Parte do conteúdo já foi sendo divulgado desde os atentados nos EUA, mas é a primeira oportunidade que FHC tem para se dirigir a um público global ou quase global, ainda mais em um país em que terrorismo, paz e democracia estão sempre na ordem do dia, como consequência dos atentados promovidos pela organização separatista ETA (Euskadi Ta Askatasuna ou Pátria Basca e Liberdade).
FHC, ao mencionar o indesejável sequestro da agenda global pela questão do terrorismo, estará expressando o risco de irrelevância que a América Latina enfrenta.
Como o próprio chanceler Celso Lafer já admitiu, ao entronizar a segurança no topo da agenda global, os Estados Unidos deslocaram temas, como os econômico-financeiros, que são prioritários para o Brasil.
Pior: nem o Brasil nem a América Latina têm contribuições relevantes a dar no quesito segurança. A área abriga, é verdade, cinco grupos listados como terroristas pelo Departamento de Estado norte-americano.
Dois deles (os peruanos Sendero Luminoso e Movimento Tupac Amaru) estão virtualmente desativados. Os três outros (todos colombianos) não têm alcance internacional, embora vez por outra o conflito na Colômbia respingue nos vizinhos.

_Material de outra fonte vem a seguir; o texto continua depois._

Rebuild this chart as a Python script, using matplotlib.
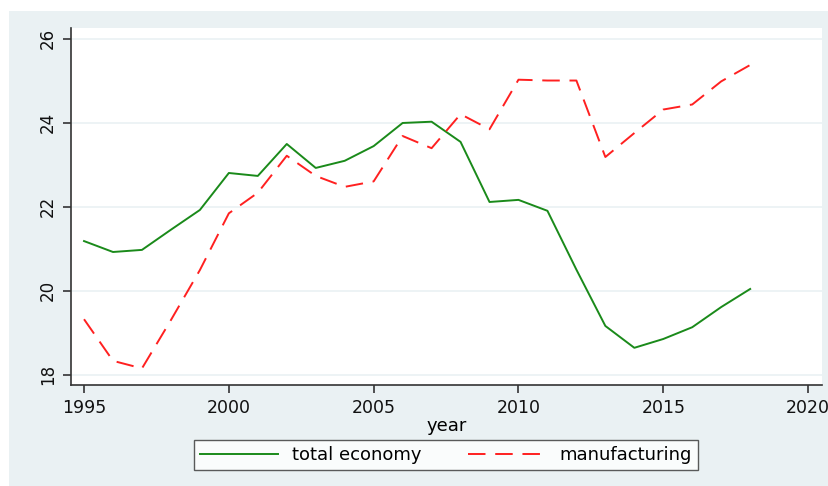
import matplotlib.pyplot as plt
from matplotlib.patches import Rectangle

plt.rcParams['font.family'] = ['DejaVu Sans']

years = list(range(1995, 2019))
total_economy = [21.18, 20.92, 20.97, 21.45, 21.92, 22.80, 22.73, 23.49, 22.92, 23.09,
                 23.44, 23.99, 24.02, 23.54, 22.11, 22.16, 21.90, 20.50, 19.16, 18.64,
                 18.85, 19.13, 19.61, 20.04]
manufacturing = [19.32, 18.33, 18.15, 19.30, 20.49, 21.84, 22.33, 23.21, 22.73, 22.47,
                 22.60, 23.68, 23.39, 24.20, 23.84, 25.02, 25.00, 25.00, 23.18, 23.75,
                 24.31, 24.43, 24.98, 25.37]
x_ticks = [1995, 2000, 2005, 2010, 2015, 2020]
y_ticks = [18, 20, 22, 24, 26]

bg = '#eaf1f3'
W, H = 829, 486

fig = plt.figure(figsize=(W / 100, H / 100), dpi=100)
# outer gray panel
fig.patches.append(Rectangle((9 / W, 0), 1 - 9 / W, 1 - 11 / H, transform=fig.transFigure,
                             facecolor=bg, edgecolor='none', zorder=-10))

ax = fig.add_axes([71 / W, 1 - 385 / H, (822 - 71) / W, (385 - 28) / H])
ax.set_facecolor('white')

ax.plot(years, total_economy, color='#1a8a1a', lw=1.4, label='total economy')
ax.plot(years, manufacturing, color='#ff2020', lw=1.4, dashes=(9, 5), label='manufacturing')

ax.set_xlim(1994.55, 2020.48)
ax.set_ylim(17.755, 26.25)
ax.set_xticks(x_ticks)
ax.set_yticks(y_ticks)
ax.set_yticklabels([str(v) for v in y_ticks], rotation=90, va='center')
ax.tick_params(axis='both', color='#333333', length=6, width=1.2, labelcolor='#111111')
ax.tick_params(axis='x', labelsize=12.5, pad=4)
ax.tick_params(axis='y', labelsize=12, pad=4)
ax.grid(axis='y', color=bg, lw=1.2)
ax.set_axisbelow(True)
for s in ['top', 'right']:
    ax.spines[s].set_visible(False)
for s in ['left', 'bottom']:
    ax.spines[s].set_color('#333333')
    ax.spines[s].set_linewidth(1.2)

ax.set_xlabel('year', fontsize=13, labelpad=0)

leg = fig.legend(loc='center', bbox_to_anchor=(446 / W, 1 - 455 / H), ncol=2,
                 frameon=True, fancybox=False, fontsize=13, handlelength=4.3,
                 handletextpad=0.75, columnspacing=2.6, borderpad=0.35,
                 borderaxespad=0, edgecolor='#333333')
leg.get_frame().set_linewidth(1.0)

fig.savefig('out.png', dpi=100, facecolor='white')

De todo modo, a América Latina nem é uma ameaça para a segurança norte-americana nem é, ela própria, alvo do terrorismo global. Por isso mesmo, a agenda latino-americana continua sendo a anterior aos atentados.
Do ponto de vista de FHC, trata-se, acima de tudo, de reordenar a governança global, tarefa que o presidente considera agora mais necessária que antes. A reordenação passa, na economia, por algum tipo de controle do movimento de capitais especulativos, tema sobre o qual FHC tem se manifestado desde a primeira posse, mas sem maiores ecos.
Passa também, na política, por uma reorganização do que FHC chamou, em discurso de anteontem, de "diretório", o grupo que, na prática, governa o mundo, em referencia ao G-8, o clube dos sete países mais ricos do mundo mais a Rússia.
Acontece que, sempre pelo que o presidente afirmou anteontem, nem o G-8 pode ser considerado mais como um "diretório", já que a hegemonia norte-americana atropela até seus pares do mundo desenvolvido, uma situação "insustentável", acha FHC.
O presidente deverá fazer também uma defesa do papel do Estado-nação, que parecia condenado ou à desaparição ou a um papel marginal, suplantado pelos grandes conglomerados internacionais, em especial as corporações multinacionais.
O discurso em Madri será mais na condição de sociólogo do que de presidente, embora uma seja obviamente indissociável da outra. O discurso institucional ficará para Paris, onde FHC fala na Assembléia Nacional.